Le secrétaire d’Etat américain John Kerry, dont le pays a fortement appuyé l’émergence du nouvel Etat, a appelé aussi au dialogue. "Il est temps maintenant pour les dirigeants du Soudan du Sud de maîtriser les groupes armés sous leur contrôle, de cesser immédiatement les attaques contre les civils et de mettre un terme à l’engrenage de la violence entre différents groupes ethniques et politiques", a-t-il indiqué.

Le ministre éthiopien des Affaires étrangères, Tedros Adhanom, qui dirige une délégation de médiation africaine de cinq Etats, a déclaré, après avoir rencontré vendredi les deux rivaux, que les discussions étaient "très productives".

Tension grandissante

L’ONU a recensé 14 lieux du pays où ont été rapportés des combats, des troubles civils ou des tensions importantes. Les bases de l’ONU au Soudan du Sud hébergeaient vendredi plus de 35.000 personnes, dont 20.000 à Juba, malgré la fin des combats, 1.500 à Pibor et 14.000 à Bor, tombée jeudi aux mains de rebelles présentés par les autorités comme loyaux à Riek Machar.

Environ 200 employés du secteur pétrolier ont également trouvé asile auprès de l’ONU à Bentiu, dont un champ pétrolier a été attaqué, faisant cinq morts parmi les employés sud-soudanais. Selon un haut responsable de l’ONU, citant des témoignages sur place, il s’agissait là aussi d’une attaque de jeunes Nuer contre des employés Dinka.

Aux graves dissensions politiques issues de la rébellion sudiste s’ajoutent de profonds ressentiments entre ethnies remontant aux années de guerre civile. En 1991, la défection de M. Machar de la SPLA avait fracturé sur des lignes ethniques la rébellion sudiste historique, dont Salva Kiir était un des responsables. Les troupes Nuer de Machar avaient massacré à Bor près de 2.000 civils Dinka.

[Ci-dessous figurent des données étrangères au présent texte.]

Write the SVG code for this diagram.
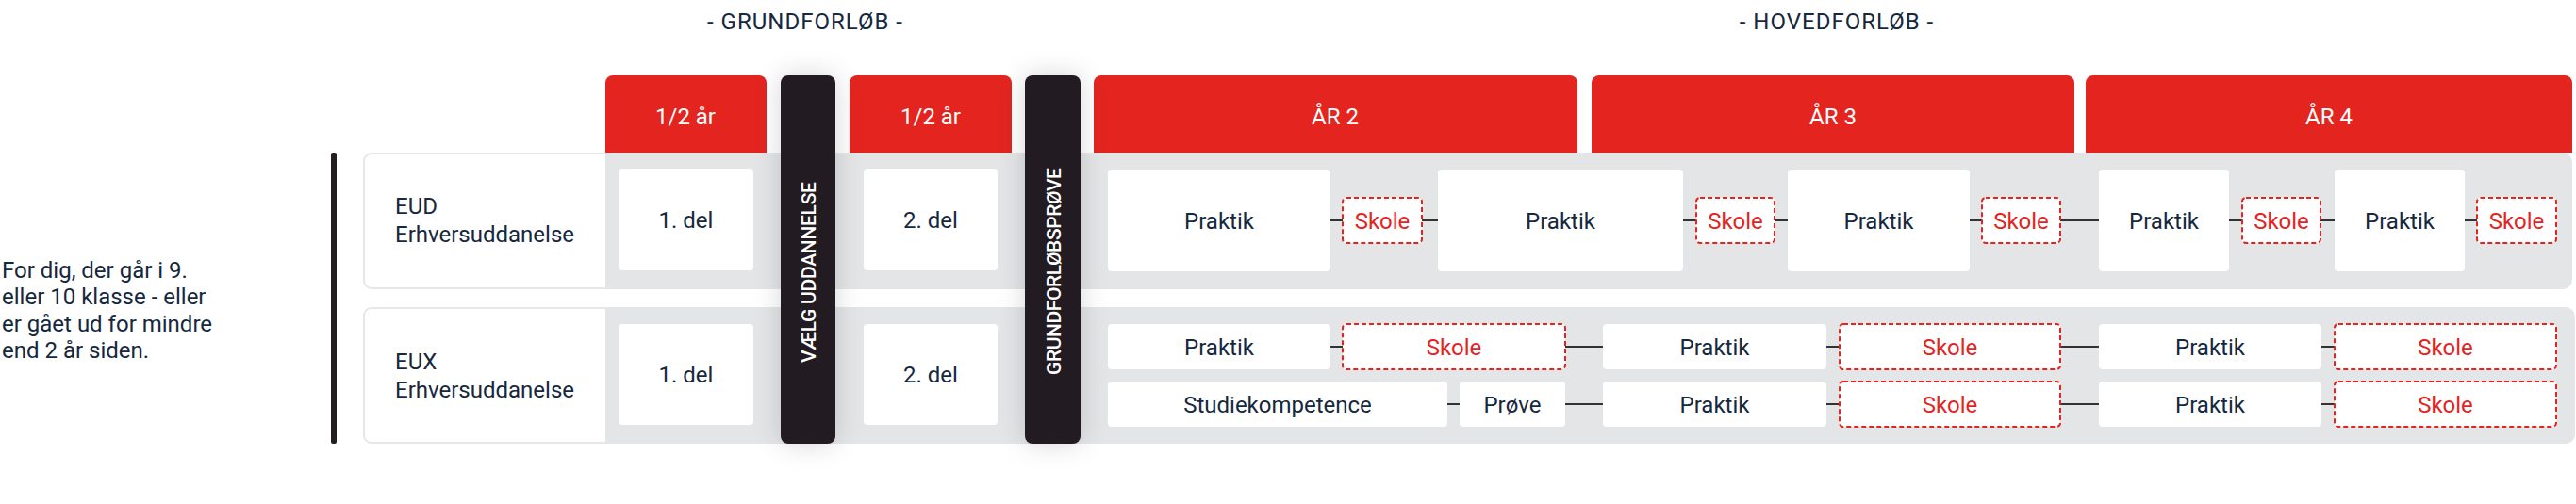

Signe d’une tension grandissante, beaucoup d’habitants de Juba, affolés par des tirs intermittents tout au long de la nuit, prenaient d’assaut samedi la station d’autocars de Juba pour fuir la capitale, a constaté un photographe de l’AFP. Les étrangers convergeaient vers l’aéroport où plusieurs pays, dont les Etats-Unis et la Grande-Bretagne, ont envoyé des avions pour évacuer leurs ressortissants.